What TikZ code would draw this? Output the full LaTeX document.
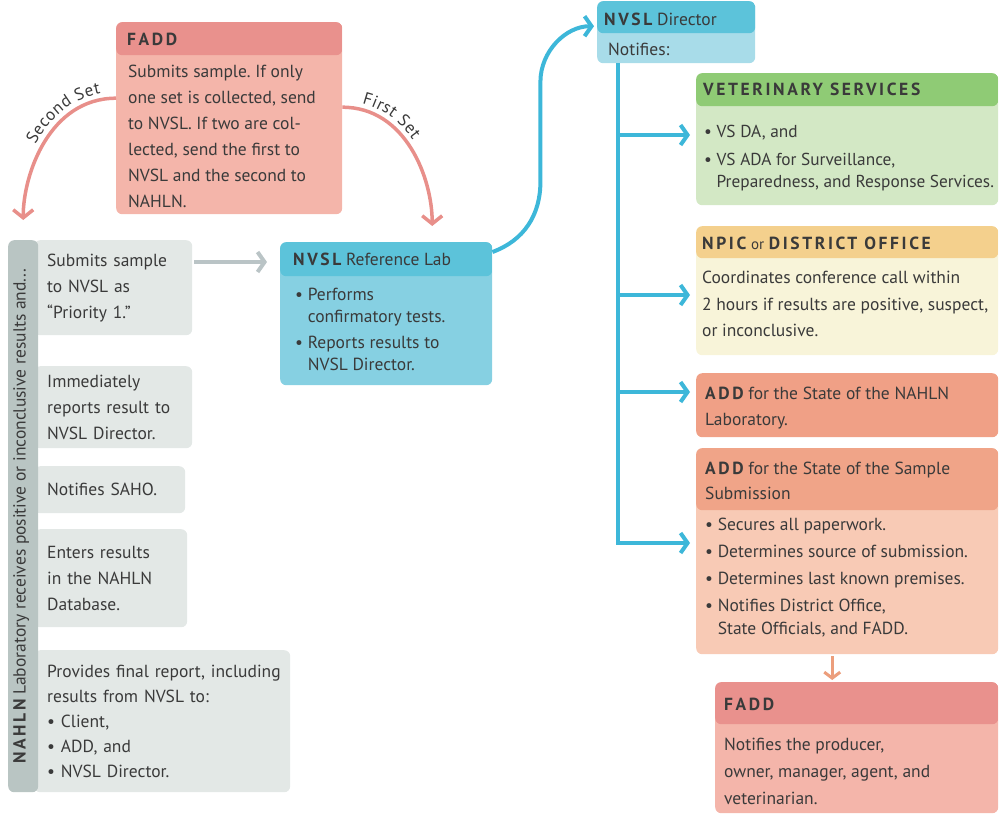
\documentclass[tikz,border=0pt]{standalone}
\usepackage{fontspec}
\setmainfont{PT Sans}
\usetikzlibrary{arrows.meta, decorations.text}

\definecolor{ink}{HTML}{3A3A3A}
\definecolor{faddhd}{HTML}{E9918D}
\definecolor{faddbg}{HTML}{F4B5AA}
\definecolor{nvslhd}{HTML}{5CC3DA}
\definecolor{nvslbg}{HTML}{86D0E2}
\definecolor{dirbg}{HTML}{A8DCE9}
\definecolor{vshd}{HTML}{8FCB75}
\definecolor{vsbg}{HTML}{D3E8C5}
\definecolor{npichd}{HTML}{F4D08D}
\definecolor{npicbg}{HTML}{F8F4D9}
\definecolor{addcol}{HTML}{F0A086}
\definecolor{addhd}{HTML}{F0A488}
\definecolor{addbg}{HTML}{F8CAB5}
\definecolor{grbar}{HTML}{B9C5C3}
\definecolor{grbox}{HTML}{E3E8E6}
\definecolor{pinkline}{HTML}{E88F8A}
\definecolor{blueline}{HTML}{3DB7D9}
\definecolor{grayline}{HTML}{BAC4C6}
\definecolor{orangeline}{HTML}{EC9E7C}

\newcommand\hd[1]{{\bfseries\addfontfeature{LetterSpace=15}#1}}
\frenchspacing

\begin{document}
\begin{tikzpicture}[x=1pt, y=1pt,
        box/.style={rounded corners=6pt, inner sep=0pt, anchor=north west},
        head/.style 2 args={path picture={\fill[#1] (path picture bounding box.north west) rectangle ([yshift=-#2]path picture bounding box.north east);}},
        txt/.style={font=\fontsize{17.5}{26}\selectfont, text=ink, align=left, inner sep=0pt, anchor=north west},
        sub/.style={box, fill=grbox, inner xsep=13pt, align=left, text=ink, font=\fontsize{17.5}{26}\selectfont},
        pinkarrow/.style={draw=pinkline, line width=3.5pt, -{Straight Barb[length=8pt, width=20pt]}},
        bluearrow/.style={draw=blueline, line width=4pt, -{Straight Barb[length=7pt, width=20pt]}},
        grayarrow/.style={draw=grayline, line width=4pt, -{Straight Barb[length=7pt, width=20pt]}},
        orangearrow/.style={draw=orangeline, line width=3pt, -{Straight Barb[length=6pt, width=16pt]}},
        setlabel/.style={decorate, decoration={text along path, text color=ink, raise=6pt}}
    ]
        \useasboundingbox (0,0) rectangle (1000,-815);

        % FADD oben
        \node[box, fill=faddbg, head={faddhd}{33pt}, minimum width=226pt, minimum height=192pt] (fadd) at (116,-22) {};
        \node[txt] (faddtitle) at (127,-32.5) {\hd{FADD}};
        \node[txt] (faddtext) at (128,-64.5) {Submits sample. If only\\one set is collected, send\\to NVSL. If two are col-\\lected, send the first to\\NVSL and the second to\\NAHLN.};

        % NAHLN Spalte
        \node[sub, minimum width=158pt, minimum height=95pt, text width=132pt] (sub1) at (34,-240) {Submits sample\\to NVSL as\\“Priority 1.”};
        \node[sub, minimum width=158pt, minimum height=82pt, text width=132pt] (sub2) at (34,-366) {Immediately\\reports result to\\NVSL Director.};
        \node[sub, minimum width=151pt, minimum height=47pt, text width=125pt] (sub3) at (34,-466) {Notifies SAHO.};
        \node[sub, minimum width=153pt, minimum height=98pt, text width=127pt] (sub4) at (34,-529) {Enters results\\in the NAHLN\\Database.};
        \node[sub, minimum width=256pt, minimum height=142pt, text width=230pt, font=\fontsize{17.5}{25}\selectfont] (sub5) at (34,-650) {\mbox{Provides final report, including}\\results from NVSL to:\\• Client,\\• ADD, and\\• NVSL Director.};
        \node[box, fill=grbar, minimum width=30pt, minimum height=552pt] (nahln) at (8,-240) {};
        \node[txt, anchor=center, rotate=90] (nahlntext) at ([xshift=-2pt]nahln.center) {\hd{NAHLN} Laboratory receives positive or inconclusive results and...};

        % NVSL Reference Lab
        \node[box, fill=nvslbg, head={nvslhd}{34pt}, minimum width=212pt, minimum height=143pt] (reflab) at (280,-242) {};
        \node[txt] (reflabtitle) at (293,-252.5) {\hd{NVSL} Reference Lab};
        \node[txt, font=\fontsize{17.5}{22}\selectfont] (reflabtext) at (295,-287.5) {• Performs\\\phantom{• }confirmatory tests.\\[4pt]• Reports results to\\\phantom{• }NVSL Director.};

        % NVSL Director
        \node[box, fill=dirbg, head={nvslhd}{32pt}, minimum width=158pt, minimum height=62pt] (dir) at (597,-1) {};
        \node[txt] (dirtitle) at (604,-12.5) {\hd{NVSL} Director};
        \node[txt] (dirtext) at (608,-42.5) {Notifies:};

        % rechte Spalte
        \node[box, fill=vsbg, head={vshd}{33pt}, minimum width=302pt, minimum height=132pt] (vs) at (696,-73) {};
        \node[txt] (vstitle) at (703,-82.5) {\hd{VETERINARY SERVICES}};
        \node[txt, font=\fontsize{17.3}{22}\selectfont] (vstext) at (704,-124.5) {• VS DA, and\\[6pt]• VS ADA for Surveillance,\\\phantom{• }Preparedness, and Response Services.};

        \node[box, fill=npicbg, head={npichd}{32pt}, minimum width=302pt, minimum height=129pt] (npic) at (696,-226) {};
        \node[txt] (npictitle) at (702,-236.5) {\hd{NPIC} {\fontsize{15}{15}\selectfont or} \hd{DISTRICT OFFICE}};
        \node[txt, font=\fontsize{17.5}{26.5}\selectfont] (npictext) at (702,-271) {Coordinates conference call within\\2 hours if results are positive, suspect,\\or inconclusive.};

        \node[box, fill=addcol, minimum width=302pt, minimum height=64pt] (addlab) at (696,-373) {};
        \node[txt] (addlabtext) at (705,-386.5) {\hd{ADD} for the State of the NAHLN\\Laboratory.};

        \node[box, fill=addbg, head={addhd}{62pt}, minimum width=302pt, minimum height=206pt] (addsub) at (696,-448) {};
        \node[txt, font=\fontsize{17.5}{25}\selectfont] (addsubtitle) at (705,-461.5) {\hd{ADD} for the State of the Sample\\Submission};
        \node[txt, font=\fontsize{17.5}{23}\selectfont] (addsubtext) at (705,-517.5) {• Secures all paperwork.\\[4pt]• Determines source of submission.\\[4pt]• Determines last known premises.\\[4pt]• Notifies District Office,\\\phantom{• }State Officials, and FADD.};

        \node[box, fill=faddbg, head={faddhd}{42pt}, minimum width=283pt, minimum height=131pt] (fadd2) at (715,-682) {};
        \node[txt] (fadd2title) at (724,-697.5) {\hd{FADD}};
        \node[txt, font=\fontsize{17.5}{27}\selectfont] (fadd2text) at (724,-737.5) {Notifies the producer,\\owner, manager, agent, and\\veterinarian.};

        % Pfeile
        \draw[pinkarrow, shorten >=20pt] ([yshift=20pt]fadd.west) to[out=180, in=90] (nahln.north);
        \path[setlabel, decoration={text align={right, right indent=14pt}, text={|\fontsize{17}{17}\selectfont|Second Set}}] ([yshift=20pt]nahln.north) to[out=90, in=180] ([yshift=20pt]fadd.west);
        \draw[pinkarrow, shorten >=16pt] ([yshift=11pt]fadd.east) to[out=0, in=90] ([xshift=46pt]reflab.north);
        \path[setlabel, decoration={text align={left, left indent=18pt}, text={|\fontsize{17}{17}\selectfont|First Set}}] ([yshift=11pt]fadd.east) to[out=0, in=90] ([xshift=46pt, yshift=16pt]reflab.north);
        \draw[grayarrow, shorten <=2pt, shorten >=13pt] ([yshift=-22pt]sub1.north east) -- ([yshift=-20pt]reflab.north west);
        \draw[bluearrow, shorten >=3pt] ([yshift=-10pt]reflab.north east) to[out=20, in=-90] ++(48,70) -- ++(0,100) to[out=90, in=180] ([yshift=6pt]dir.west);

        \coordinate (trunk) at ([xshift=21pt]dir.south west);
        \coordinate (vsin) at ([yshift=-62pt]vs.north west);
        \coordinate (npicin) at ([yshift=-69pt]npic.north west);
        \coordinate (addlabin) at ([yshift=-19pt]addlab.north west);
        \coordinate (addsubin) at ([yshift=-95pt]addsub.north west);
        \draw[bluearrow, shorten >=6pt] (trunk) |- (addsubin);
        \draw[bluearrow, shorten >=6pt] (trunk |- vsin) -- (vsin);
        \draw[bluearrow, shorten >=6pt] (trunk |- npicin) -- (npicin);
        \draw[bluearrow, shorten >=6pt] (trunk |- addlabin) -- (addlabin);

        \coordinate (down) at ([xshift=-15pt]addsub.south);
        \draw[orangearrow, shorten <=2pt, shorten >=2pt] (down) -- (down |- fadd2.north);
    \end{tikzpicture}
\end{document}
----
- _WHAT YOU ARE ASKED TO DO_
Output exactly the span of lines from the top of the listing through the line holding "(0,0) rectangle (1000,-815);", and leave every picture out.

- _TASK SOLUTION_
What TikZ code would draw this? Output the full LaTeX document.
\documentclass[tikz,border=0pt]{standalone}
\usepackage{fontspec}
\setmainfont{PT Sans}
\usetikzlibrary{arrows.meta, decorations.text}

\definecolor{ink}{HTML}{3A3A3A}
\definecolor{faddhd}{HTML}{E9918D}
\definecolor{faddbg}{HTML}{F4B5AA}
\definecolor{nvslhd}{HTML}{5CC3DA}
\definecolor{nvslbg}{HTML}{86D0E2}
\definecolor{dirbg}{HTML}{A8DCE9}
\definecolor{vshd}{HTML}{8FCB75}
\definecolor{vsbg}{HTML}{D3E8C5}
\definecolor{npichd}{HTML}{F4D08D}
\definecolor{npicbg}{HTML}{F8F4D9}
\definecolor{addcol}{HTML}{F0A086}
\definecolor{addhd}{HTML}{F0A488}
\definecolor{addbg}{HTML}{F8CAB5}
\definecolor{grbar}{HTML}{B9C5C3}
\definecolor{grbox}{HTML}{E3E8E6}
\definecolor{pinkline}{HTML}{E88F8A}
\definecolor{blueline}{HTML}{3DB7D9}
\definecolor{grayline}{HTML}{BAC4C6}
\definecolor{orangeline}{HTML}{EC9E7C}

\newcommand\hd[1]{{\bfseries\addfontfeature{LetterSpace=15}#1}}
\frenchspacing

\begin{document}
\begin{tikzpicture}[x=1pt, y=1pt,
        box/.style={rounded corners=6pt, inner sep=0pt, anchor=north west},
        head/.style 2 args={path picture={\fill[#1] (path picture bounding box.north west) rectangle ([yshift=-#2]path picture bounding box.north east);}},
        txt/.style={font=\fontsize{17.5}{26}\selectfont, text=ink, align=left, inner sep=0pt, anchor=north west},
        sub/.style={box, fill=grbox, inner xsep=13pt, align=left, text=ink, font=\fontsize{17.5}{26}\selectfont},
        pinkarrow/.style={draw=pinkline, line width=3.5pt, -{Straight Barb[length=8pt, width=20pt]}},
        bluearrow/.style={draw=blueline, line width=4pt, -{Straight Barb[length=7pt, width=20pt]}},
        grayarrow/.style={draw=grayline, line width=4pt, -{Straight Barb[length=7pt, width=20pt]}},
        orangearrow/.style={draw=orangeline, line width=3pt, -{Straight Barb[length=6pt, width=16pt]}},
        setlabel/.style={decorate, decoration={text along path, text color=ink, raise=6pt}}
    ]
        \useasboundingbox (0,0) rectangle (1000,-815);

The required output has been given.